LONDONDERRY, N.H. — The Londonderry School District’s AI task force told the School Board on Nov. 4 that it is testing two classroom tools and focusing on pragmatic, curriculum‑aligned uses rather than chasing the latest apps.
Caitlin Bennett, the district’s digital learning specialist and task force chair, summarized the group’s timeline and said the team developed a human‑AI spectrum to guide educators on appropriate AI uses. The task force ran six weeks of asynchronous professional development over the summer and convened more than 20 educators in August for in‑person training.
"Our goal as the task force is to really be that guiding lighthouse for our district," Bennett said, describing work to align tools with professional duties and instructional strategies. She said the task force is winding down now that policy and handbook procedures exist and the remaining work is selection and pilot analysis.
The district purchased premium licenses for SchoolAI and Magic School for a pilot involving roughly 40 teacher participants. Pilot teachers have been asked to use the tools weekly for professional tasks and to complete four student instructional activities between September and December. Teachers will log experiences in a rubric and the DLS team (Bennett, Melissa Braille and Paul Petremo) will analyze findings in December and report back to district leadership.

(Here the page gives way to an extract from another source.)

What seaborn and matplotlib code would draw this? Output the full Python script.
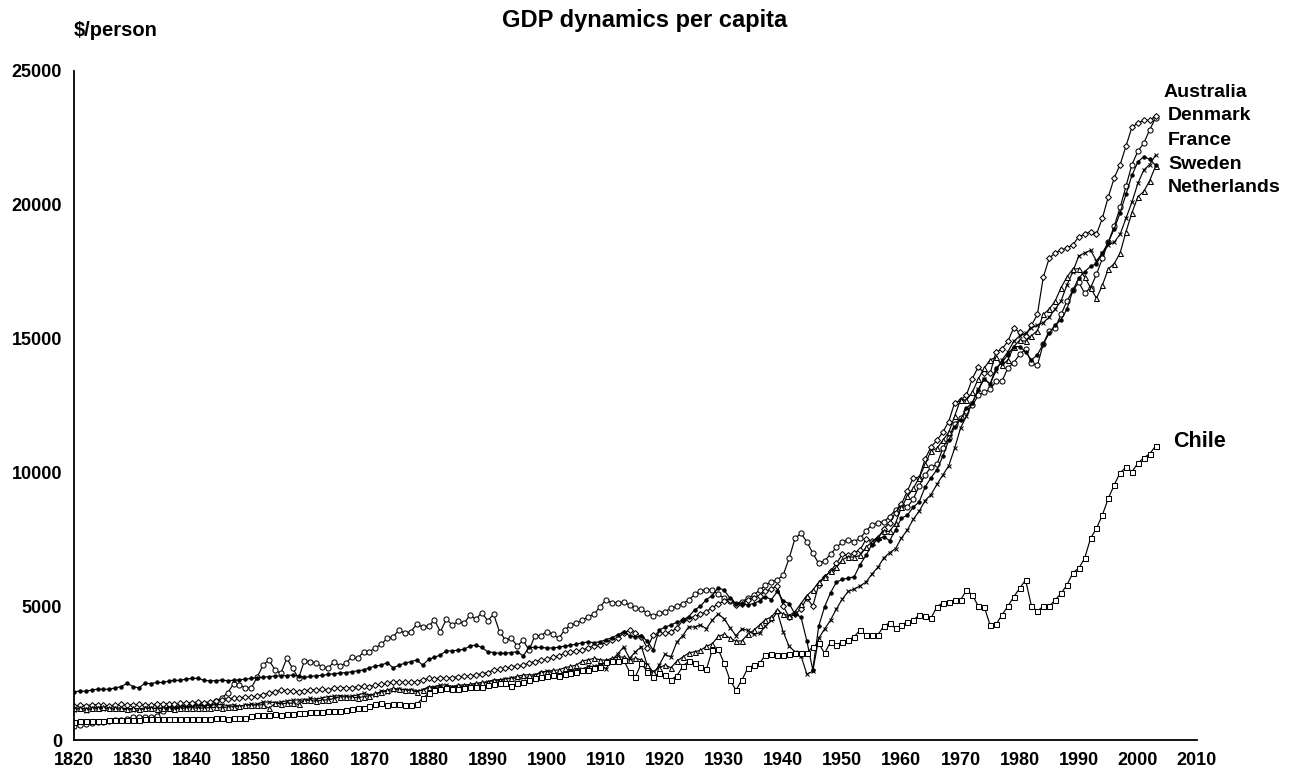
import numpy as np
import pandas as pd
import seaborn as sns
import matplotlib
matplotlib.use("Agg")
import matplotlib.pyplot as plt

### Data (GDP per capita, $/person), annual 1820-2003 ###

years = list(range(1820, 2004))

australia = [
    530, 560, 600, 640, 670, 690, 710, 730, 760, 800,
    850, 860, 860, 870, 900, 1100, 1180, 1220, 1260, 1300,
    1330, 1320, 1340, 1380, 1450, 1580, 1760, 2100, 2060, 1950,
    1950, 2350, 2800, 2990, 2620, 2490, 3050, 2680, 2310, 2960,
    2930, 2870, 2740, 2680, 2930, 2770, 2870, 3110, 3050, 3300,
    3300, 3450, 3580, 3800, 3860, 4110, 3990, 4050, 4330, 4230,
    4260, 4480, 4050, 4510, 4300, 4430, 4360, 4670, 4510, 4760,
    4460, 4700, 4050, 3740, 3800, 3520, 3720, 3360, 3900, 3900,
    4050, 3950, 3800, 4100, 4300, 4360, 4480, 4600, 4700, 4980,
    5230, 5130, 5130, 5150, 5050, 4920, 4880, 4750, 4630, 4730,
    4800, 4920, 5000, 5100, 5230, 5440, 5580, 5620, 5600, 5450,
    5300, 5200, 5100, 5170, 5300, 5420, 5600, 5790, 5920, 5980,
    6170, 6790, 7540, 7720, 7410, 6980, 6600, 6700, 6940, 7200,
    7400, 7480, 7410, 7540, 7800, 8050, 8120, 8150, 8350, 8600,
    8790, 8700, 9000, 9500, 9900, 10200, 10300, 10900, 11300, 11800,
    12020, 12300, 12500, 12880, 13000, 13100, 13400, 13400, 13900, 14100,
    14410, 14600, 14100, 14000, 14800, 15300, 15400, 15900, 16400, 16800,
    17100, 16700, 16900, 17400, 18000, 18600, 19200, 19900, 20700, 21500,
    22000, 22300, 22800, 23250,
]

denmark = [
    1270, 1300, 1290, 1310, 1320, 1300, 1280, 1310, 1330, 1300,
    1320, 1330, 1310, 1300, 1350, 1340, 1360, 1330, 1370, 1380,
    1400, 1420, 1390, 1430, 1450, 1500, 1550, 1560, 1580, 1600,
    1600, 1650, 1700, 1760, 1800, 1870, 1850, 1820, 1810, 1850,
    1870, 1880, 1900, 1880, 1930, 1950, 1960, 1940, 2000, 2010,
    2000, 2060, 2080, 2120, 2180, 2170, 2150, 2150, 2180, 2250,
    2310, 2290, 2320, 2310, 2330, 2370, 2380, 2400, 2430, 2480,
    2520, 2620, 2640, 2680, 2740, 2770, 2800, 2880, 2930, 2990,
    3020, 3090, 3150, 3240, 3290, 3330, 3360, 3450, 3520, 3550,
    3650, 3740, 3820, 3990, 4110, 3990, 3860, 3430, 3920, 3990,
    3990, 4050, 4170, 4480, 4540, 4610, 4700, 4800, 4950, 5080,
    5200, 5250, 5050, 5100, 5250, 5300, 5400, 5550, 5650, 5760,
    5000, 4600, 4700, 4900, 5300, 5000, 5800, 6100, 6300, 6600,
    6940, 6900, 7000, 7100, 7500, 7450, 7500, 7900, 8100, 8500,
    8810, 9300, 9800, 9800, 10500, 10950, 11200, 11500, 11900, 12600,
    12690, 12900, 13500, 13950, 13700, 13700, 14500, 14600, 14900, 15400,
    15230, 15100, 15500, 15900, 17300, 18000, 18200, 18300, 18400, 18500,
    18800, 18900, 19000, 18900, 19500, 20300, 21000, 21500, 22200, 22900,
    23050, 23150, 23150, 23330,
]

france = [
    1130, 1170, 1100, 1150, 1180, 1170, 1160, 1150, 1160, 1140,
    1120, 1110, 1180, 1190, 1180, 1210, 1200, 1210, 1240, 1250,
    1250, 1290, 1280, 1300, 1330, 1320, 1290, 1320, 1250, 1300,
    1340, 1340, 1420, 1420, 1400, 1420, 1460, 1490, 1500, 1480,
    1560, 1520, 1580, 1620, 1640, 1660, 1640, 1640, 1680, 1750,
    1680, 1680, 1830, 1800, 1860, 1920, 1870, 1880, 1850, 1860,
    1960, 2000, 2050, 2060, 2000, 2000, 2010, 2030, 2070, 2100,
    2180, 2210, 2220, 2270, 2320, 2300, 2350, 2330, 2440, 2500,
    2580, 2520, 2500, 2540, 2600, 2610, 2650, 2750, 2750, 2820,
    2660, 2980, 3220, 3480, 3050, 3300, 3490, 2800, 2450, 2800,
    3200, 3100, 3660, 3900, 4230, 4220, 4300, 4160, 4480, 4710,
    4530, 4200, 3900, 4150, 4100, 3950, 4000, 4250, 4470, 4790,
    4040, 3500, 3300, 3150, 2460, 2570, 3800, 4150, 4480, 4900,
    5270, 5550, 5640, 5760, 5900, 6200, 6450, 6800, 7000, 7150,
    7550, 7850, 8250, 8550, 8950, 9170, 9550, 9900, 10250, 10900,
    11660, 12100, 12600, 13110, 13500, 13300, 13800, 14200, 14500, 14900,
    15100, 15200, 15400, 15500, 15600, 15800, 16100, 16400, 17000, 17500,
    18090, 18200, 18300, 17900, 18200, 18500, 18600, 18900, 19500, 20100,
    20800, 21300, 21500, 21860,
]

sweden = [
    1200, 1180, 1170, 1200, 1210, 1220, 1180, 1200, 1190, 1170,
    1180, 1170, 1190, 1200, 1170, 1180, 1190, 1170, 1180, 1200,
    1210, 1190, 1200, 1210, 1220, 1200, 1240, 1250, 1270, 1310,
    1300, 1310, 1320, 1180, 1370, 1360, 1370, 1380, 1330, 1490,
    1480, 1450, 1490, 1500, 1550, 1620, 1610, 1600, 1580, 1620,
    1660, 1740, 1800, 1870, 1930, 1900, 1870, 1860, 1800, 1880,
    1990, 1960, 2000, 1930, 1990, 2060, 2050, 2080, 2120, 2150,
    2180, 2240, 2260, 2290, 2310, 2380, 2430, 2440, 2430, 2550,
    2560, 2600, 2620, 2700, 2750, 2800, 2950, 3000, 3050, 3000,
    2980, 3050, 3100, 3100, 3000, 3050, 3000, 2800, 2550, 2700,
    2800, 2700, 2950, 3100, 3250, 3300, 3350, 3500, 3600, 3870,
    3950, 3800, 3700, 3700, 3950, 4100, 4300, 4500, 4600, 4860,
    4700, 4650, 4800, 5100, 5400, 5600, 5900, 6100, 6300, 6450,
    6740, 6850, 6830, 6900, 7200, 7400, 7600, 7800, 7800, 8100,
    8690, 9100, 9400, 9800, 10300, 10800, 10900, 11200, 11500, 12100,
    12720, 12700, 13000, 13490, 13900, 14200, 14300, 14000, 14200, 14700,
    14940, 14900, 15100, 15300, 15900, 16100, 16400, 16900, 17300, 17600,
    17610, 17300, 16900, 16500, 17000, 17600, 17800, 18200, 19000, 19700,
    20300, 20500, 20900, 21450,
]

netherlands = [
    1800, 1830, 1820, 1870, 1900, 1890, 1900, 1950, 2000, 2120,
    2000, 1950, 2120, 2110, 2150, 2150, 2200, 2230, 2230, 2280,
    2300, 2310, 2230, 2210, 2220, 2240, 2220, 2230, 2250, 2280,
    2300, 2330, 2350, 2370, 2390, 2400, 2410, 2430, 2380, 2340,
    2380, 2400, 2420, 2450, 2480, 2500, 2520, 2550, 2590, 2620,
    2700, 2760, 2800, 2890, 2700, 2800, 2870, 2930, 2990, 2800,
    3010, 3090, 3180, 3330, 3330, 3360, 3390, 3510, 3550, 3460,
    3300, 3270, 3240, 3240, 3270, 3300, 3140, 3460, 3460, 3460,
    3440, 3440, 3470, 3510, 3540, 3580, 3640, 3660, 3640, 3670,
    3750, 3820, 3930, 4050, 3900, 3850, 3880, 3700, 3360, 4110,
    4220, 4300, 4400, 4480, 4610, 4860, 5000, 5250, 5400, 5690,
    5600, 5300, 5100, 5100, 5050, 5100, 5200, 5350, 5250, 5550,
    5200, 5100, 4700, 4600, 3700, 2620, 4250, 4980, 5500, 5900,
    6000, 6050, 6100, 6550, 6900, 7300, 7500, 7600, 7450, 7850,
    8290, 8400, 8700, 8900, 9450, 9800, 10100, 10600, 11200, 11700,
    11970, 12400, 12600, 13080, 13500, 13300, 13900, 14100, 14400, 14700,
    14700, 14500, 14200, 14400, 14800, 15200, 15500, 15700, 16100, 16800,
    17260, 17500, 17700, 17800, 18200, 18600, 19100, 19700, 20400, 21100,
    21600, 21800, 21700, 21480,
]

chile = [
    690, 700, 700, 710, 720, 720, 730, 740, 740, 750,
    760, 760, 770, 770, 780, 780, 790, 790, 800, 800,
    790, 800, 800, 800, 810, 810, 800, 810, 820, 830,
    900, 930, 930, 940, 960, 950, 980, 990, 1000, 1010,
    1030, 1040, 1060, 1080, 1090, 1100, 1120, 1150, 1180, 1200,
    1290, 1330, 1370, 1310, 1330, 1340, 1310, 1320, 1340, 1560,
    1740, 1870, 1900, 1930, 1910, 1900, 1950, 1990, 1990, 2000,
    2060, 2080, 2120, 2120, 2020, 2120, 2180, 2240, 2310, 2370,
    2400, 2420, 2380, 2450, 2500, 2550, 2600, 2620, 2700, 2740,
    2930, 2960, 2950, 2990, 2550, 2370, 2860, 2550, 2370, 2490,
    2420, 2250, 2400, 2750, 2950, 2870, 2740, 2640, 3360, 3390,
    2870, 2240, 1870, 2240, 2680, 2800, 2870, 3180, 3200, 3180,
    3180, 3220, 3240, 3240, 3240, 3490, 3610, 3240, 3670, 3550,
    3670, 3740, 3860, 4110, 3920, 3920, 3920, 4260, 4380, 4170,
    4290, 4420, 4480, 4670, 4640, 4550, 4980, 5130, 5170, 5230,
    5230, 5600, 5420, 5000, 4980, 4300, 4320, 4670, 5000, 5350,
    5670, 5980, 5000, 4820, 5000, 5000, 5230, 5480, 5790, 6250,
    6420, 6790, 7540, 7910, 8410, 9030, 9530, 9990, 10190, 10030,
    10340, 10550, 10690, 10990,
]

countries = ["Australia", "Denmark", "France", "Sweden", "Netherlands", "Chile"]
series = [australia, denmark, france, sweden, netherlands, chile]
end_labels = ["Australia", "Denmark", "France", "Sweden", "Netherlands"]

x_ticks = list(range(1820, 2011, 10))
y_ticks = list(range(0, 25001, 5000))

### Styles ###

markers = {
    "Australia": ("o", "white", 3.7),
    "Denmark": ("D", "white", 3.0),
    "France": ("x", "black", 3.2),
    "Sweden": ("^", "white", 3.6),
    "Netherlands": ("o", "black", 2.4),
    "Chile": ("s", "white", 3.6),
}

df = pd.concat(
    [pd.DataFrame({"year": years, "gdp": vals, "country": name})
     for name, vals in zip(countries, series)],
    ignore_index=True,
)

sns.set_style("white")
plt.rcParams["font.family"] = ["Liberation Sans", "DejaVu Sans"]
plt.rcParams["font.weight"] = "bold"
plt.rcParams["text.color"] = "black"
plt.rcParams["xtick.color"] = "black"
plt.rcParams["ytick.color"] = "black"

fig = plt.figure(figsize=(12.95, 7.78), dpi=100)
ax = fig.add_axes([0.0571, 0.0488, 0.8672, 0.86])

for name in countries:
    m, fc, ms = markers[name]
    sns.lineplot(data=df[df["country"] == name], x="year", y="gdp", ax=ax,
                 color="black", linewidth=0.85, marker=m, markersize=ms,
                 markerfacecolor=fc, markeredgecolor="black",
                 markeredgewidth=0.75, legend=False)

ax.set_xlim(1820, 2010)
ax.set_ylim(0, 25000)
ax.set_xticks(x_ticks)
ax.set_yticks(y_ticks)
ax.set_xlabel("")
ax.set_ylabel("")
ax.tick_params(axis="both", direction="out", length=5, width=1.1,
               labelsize=13, color="black", labelcolor="black")
for lab in ax.get_xticklabels() + ax.get_yticklabels():
    lab.set_fontweight("bold")
sns.despine(ax=ax)
for side in ["left", "bottom"]:
    ax.spines[side].set_linewidth(1.3)
    ax.spines[side].set_color("black")

# end-of-line country labels
label_vals = [24180, 23320, 22420, 21520, 20630]
label_x = [2004.3, 2005.1, 2005.1, 2005.1, 2005.1]
for name, xv, yv in zip(end_labels, label_x, label_vals):
    ax.text(xv, yv, name, fontsize=14, fontweight="bold", color="black",
            ha="left", va="center", clip_on=False)
ax.text(2006.0, 11170, "Chile", fontsize=15.5, fontweight="bold",
        color="black", ha="left", va="center", clip_on=False)

fig.text(0.498, 0.974, "GDP dynamics per capita", fontsize=17,
         fontweight="bold", ha="center", va="center", color="black")
fig.text(0.089, 0.961, "$/person", fontsize=14.5, fontweight="bold",
         ha="center", va="center", color="black")

fig.savefig("out.png", dpi=100)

Bennett said New Hampshire Department of Education AI guidance aligns with the task force’s approach. Board members expressed support for the cautious approach and asked about next steps for tighter curriculum integration; staff noted existing exploratory AI courses for eighth graders and said curriculum alignment and staffing will be evaluated as pilots conclude.
No formal policy changes were adopted at the meeting; the task force presentation was informational and positioned as a precursor to a December synthesis report to district leadership.